++++ RECORDS SHOWN ++++

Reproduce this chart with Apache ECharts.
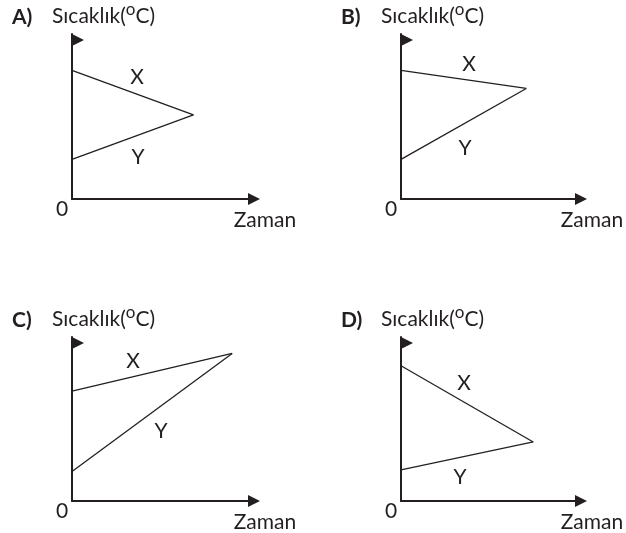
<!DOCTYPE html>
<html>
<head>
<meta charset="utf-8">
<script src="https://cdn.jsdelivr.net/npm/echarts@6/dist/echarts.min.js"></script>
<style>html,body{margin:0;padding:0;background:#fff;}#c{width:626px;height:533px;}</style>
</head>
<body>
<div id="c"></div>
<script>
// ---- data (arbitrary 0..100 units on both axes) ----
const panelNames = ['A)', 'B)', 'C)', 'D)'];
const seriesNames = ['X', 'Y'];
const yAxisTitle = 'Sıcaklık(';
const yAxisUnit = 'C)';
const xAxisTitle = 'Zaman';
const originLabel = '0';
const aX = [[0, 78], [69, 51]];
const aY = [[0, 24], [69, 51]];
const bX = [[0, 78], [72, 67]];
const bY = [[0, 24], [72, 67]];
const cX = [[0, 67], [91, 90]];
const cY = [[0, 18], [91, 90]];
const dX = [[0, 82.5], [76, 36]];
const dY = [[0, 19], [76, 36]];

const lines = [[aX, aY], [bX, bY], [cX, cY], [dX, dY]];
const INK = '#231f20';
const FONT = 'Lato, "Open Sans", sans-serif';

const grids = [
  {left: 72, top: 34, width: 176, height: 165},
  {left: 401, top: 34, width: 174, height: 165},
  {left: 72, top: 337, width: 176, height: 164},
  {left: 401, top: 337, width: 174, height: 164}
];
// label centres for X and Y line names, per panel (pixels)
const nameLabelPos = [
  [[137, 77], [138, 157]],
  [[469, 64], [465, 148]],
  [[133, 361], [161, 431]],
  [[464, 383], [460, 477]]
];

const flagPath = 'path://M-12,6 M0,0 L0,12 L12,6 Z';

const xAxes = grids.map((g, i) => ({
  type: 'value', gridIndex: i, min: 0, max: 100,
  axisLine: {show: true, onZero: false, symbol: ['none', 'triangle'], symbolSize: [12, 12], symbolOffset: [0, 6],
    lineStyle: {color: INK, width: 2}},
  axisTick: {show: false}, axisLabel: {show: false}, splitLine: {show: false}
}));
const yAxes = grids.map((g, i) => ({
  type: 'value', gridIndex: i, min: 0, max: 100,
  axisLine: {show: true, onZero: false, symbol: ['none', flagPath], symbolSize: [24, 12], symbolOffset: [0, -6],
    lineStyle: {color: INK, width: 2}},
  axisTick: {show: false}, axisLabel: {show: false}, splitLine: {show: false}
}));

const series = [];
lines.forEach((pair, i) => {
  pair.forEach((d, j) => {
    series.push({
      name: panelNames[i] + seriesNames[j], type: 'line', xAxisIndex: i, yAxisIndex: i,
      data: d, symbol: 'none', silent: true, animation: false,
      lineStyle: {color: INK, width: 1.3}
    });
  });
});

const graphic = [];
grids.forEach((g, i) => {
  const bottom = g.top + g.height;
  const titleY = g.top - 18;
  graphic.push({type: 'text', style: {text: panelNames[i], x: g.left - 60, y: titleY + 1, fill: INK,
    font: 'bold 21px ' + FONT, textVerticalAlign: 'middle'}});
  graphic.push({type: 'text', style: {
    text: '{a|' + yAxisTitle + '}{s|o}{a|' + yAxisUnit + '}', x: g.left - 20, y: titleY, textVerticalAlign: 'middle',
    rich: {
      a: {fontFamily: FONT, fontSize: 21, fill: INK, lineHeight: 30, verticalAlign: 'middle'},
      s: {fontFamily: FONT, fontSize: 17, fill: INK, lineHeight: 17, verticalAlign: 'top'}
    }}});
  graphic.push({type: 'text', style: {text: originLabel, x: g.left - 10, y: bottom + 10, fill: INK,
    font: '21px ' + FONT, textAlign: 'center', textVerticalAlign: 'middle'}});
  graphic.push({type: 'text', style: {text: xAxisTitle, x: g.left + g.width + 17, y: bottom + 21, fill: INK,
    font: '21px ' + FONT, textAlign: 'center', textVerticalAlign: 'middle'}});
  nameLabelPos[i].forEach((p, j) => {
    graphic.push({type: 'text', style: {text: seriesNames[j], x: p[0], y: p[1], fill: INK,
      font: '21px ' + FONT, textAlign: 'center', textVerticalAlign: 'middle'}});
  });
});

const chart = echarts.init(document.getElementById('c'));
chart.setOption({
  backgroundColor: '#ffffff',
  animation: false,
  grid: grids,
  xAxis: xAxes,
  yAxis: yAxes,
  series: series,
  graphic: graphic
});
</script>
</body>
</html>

++++
++++ RECORDS SHOWN ++++

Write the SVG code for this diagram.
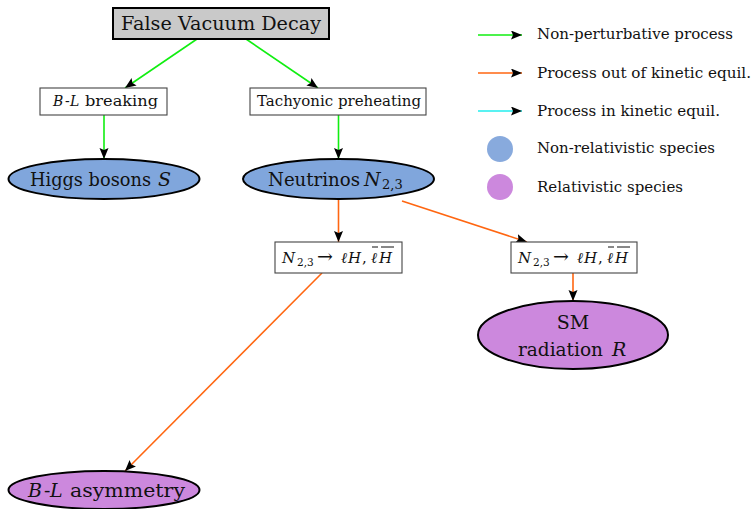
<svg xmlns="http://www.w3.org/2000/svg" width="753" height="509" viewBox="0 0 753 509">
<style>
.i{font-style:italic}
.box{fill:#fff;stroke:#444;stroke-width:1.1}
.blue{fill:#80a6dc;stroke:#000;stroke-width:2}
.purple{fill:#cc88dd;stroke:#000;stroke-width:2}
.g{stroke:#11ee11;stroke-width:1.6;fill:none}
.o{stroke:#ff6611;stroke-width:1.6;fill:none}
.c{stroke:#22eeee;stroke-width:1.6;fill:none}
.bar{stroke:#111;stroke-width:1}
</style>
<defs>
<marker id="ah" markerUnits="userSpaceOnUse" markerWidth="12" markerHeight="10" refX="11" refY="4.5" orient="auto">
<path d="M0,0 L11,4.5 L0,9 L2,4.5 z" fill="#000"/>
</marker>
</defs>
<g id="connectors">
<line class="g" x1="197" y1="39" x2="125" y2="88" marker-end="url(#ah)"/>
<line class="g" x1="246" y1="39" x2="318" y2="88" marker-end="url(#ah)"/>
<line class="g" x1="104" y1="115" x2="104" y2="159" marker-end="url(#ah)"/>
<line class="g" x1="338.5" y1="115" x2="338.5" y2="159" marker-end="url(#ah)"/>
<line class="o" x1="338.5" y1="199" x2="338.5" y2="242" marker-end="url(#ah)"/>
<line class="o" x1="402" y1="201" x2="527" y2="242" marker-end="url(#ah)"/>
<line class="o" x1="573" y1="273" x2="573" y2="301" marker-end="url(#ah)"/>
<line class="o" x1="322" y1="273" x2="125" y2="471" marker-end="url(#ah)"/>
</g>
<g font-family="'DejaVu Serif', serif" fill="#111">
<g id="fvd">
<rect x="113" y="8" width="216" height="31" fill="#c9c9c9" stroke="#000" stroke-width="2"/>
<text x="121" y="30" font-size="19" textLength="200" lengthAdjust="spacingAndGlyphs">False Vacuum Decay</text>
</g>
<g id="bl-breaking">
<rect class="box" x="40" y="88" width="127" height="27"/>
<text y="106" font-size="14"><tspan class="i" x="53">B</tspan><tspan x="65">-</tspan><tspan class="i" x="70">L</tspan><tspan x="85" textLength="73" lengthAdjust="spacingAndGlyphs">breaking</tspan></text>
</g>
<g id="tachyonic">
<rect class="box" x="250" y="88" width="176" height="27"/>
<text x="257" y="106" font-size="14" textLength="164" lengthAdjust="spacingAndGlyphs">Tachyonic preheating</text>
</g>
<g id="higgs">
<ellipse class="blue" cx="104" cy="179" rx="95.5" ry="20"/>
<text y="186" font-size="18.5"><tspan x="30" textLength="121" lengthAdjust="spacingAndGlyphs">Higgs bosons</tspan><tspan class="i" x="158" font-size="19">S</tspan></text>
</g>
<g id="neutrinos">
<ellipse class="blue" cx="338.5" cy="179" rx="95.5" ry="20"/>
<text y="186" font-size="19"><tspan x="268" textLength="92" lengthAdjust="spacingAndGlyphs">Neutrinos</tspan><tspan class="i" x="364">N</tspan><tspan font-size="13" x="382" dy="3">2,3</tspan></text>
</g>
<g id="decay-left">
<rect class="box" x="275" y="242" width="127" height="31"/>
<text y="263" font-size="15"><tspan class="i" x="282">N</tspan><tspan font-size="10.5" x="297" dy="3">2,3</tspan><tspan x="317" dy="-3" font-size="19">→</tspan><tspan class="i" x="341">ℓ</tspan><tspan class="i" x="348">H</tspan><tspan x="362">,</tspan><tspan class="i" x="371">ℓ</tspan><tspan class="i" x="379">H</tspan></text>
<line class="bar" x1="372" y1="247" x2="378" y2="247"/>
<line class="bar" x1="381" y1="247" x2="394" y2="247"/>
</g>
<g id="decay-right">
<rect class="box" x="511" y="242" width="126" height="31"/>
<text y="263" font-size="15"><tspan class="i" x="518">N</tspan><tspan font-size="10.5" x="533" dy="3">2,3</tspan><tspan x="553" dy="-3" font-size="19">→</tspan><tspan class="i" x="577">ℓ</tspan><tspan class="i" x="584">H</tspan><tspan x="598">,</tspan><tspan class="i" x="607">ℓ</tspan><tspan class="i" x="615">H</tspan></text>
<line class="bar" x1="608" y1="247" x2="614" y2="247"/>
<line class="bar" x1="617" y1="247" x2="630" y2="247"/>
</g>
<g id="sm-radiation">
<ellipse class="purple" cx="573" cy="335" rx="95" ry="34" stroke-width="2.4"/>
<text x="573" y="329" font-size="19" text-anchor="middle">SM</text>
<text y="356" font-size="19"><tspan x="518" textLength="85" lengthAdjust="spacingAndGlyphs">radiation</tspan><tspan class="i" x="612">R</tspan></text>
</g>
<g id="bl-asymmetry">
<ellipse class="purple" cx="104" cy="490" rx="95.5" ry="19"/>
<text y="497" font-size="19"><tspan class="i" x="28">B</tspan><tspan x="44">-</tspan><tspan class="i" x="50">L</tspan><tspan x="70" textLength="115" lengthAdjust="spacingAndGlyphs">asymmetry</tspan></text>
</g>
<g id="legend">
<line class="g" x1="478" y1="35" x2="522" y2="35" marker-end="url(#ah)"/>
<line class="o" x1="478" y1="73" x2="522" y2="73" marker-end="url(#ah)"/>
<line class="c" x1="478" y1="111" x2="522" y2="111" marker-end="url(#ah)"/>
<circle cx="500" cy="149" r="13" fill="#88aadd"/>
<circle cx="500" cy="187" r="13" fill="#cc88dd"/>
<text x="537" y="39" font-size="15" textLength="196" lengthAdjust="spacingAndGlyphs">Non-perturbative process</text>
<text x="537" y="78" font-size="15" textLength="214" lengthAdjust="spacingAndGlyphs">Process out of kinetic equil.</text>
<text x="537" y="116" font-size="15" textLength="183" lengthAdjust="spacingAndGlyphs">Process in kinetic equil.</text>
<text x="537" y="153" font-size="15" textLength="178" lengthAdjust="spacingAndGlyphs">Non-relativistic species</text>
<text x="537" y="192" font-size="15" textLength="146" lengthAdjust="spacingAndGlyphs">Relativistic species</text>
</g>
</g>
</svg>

++++
++++ RECORDS SHOWN ++++

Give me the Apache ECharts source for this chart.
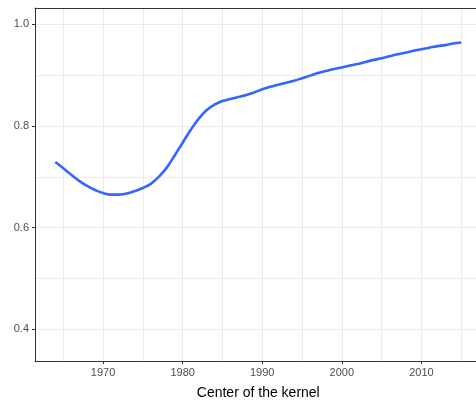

++++

● **TASK INSTRUCTIONS**
Restate word for word the lines that begin at the one with "Reproduce this chart with Apache ECharts." and end at the one with "const flagPath = 'path://M-12,6", including both, and leave every picture aside.

● **THE REPLY**
Reproduce this chart with Apache ECharts.
<!DOCTYPE html>
<html>
<head>
<meta charset="utf-8">
<script src="https://cdn.jsdelivr.net/npm/echarts@6/dist/echarts.min.js"></script>
<style>html,body{margin:0;padding:0;background:#fff;}#c{width:626px;height:533px;}</style>
</head>
<body>
<div id="c"></div>
<script>
// ---- data (arbitrary 0..100 units on both axes) ----
const panelNames = ['A)', 'B)', 'C)', 'D)'];
const seriesNames = ['X', 'Y'];
const yAxisTitle = 'Sıcaklık(';
const yAxisUnit = 'C)';
const xAxisTitle = 'Zaman';
const originLabel = '0';
const aX = [[0, 78], [69, 51]];
const aY = [[0, 24], [69, 51]];
const bX = [[0, 78], [72, 67]];
const bY = [[0, 24], [72, 67]];
const cX = [[0, 67], [91, 90]];
const cY = [[0, 18], [91, 90]];
const dX = [[0, 82.5], [76, 36]];
const dY = [[0, 19], [76, 36]];

const lines = [[aX, aY], [bX, bY], [cX, cY], [dX, dY]];
const INK = '#231f20';
const FONT = 'Lato, "Open Sans", sans-serif';

const grids = [
  {left: 72, top: 34, width: 176, height: 165},
  {left: 401, top: 34, width: 174, height: 165},
  {left: 72, top: 337, width: 176, height: 164},
  {left: 401, top: 337, width: 174, height: 164}
];
// label centres for X and Y line names, per panel (pixels)
const nameLabelPos = [
  [[137, 77], [138, 157]],
  [[469, 64], [465, 148]],
  [[133, 361], [161, 431]],
  [[464, 383], [460, 477]]
];

const flagPath = 'path://M-12,6 M0,0 L0,12 L12,6 Z';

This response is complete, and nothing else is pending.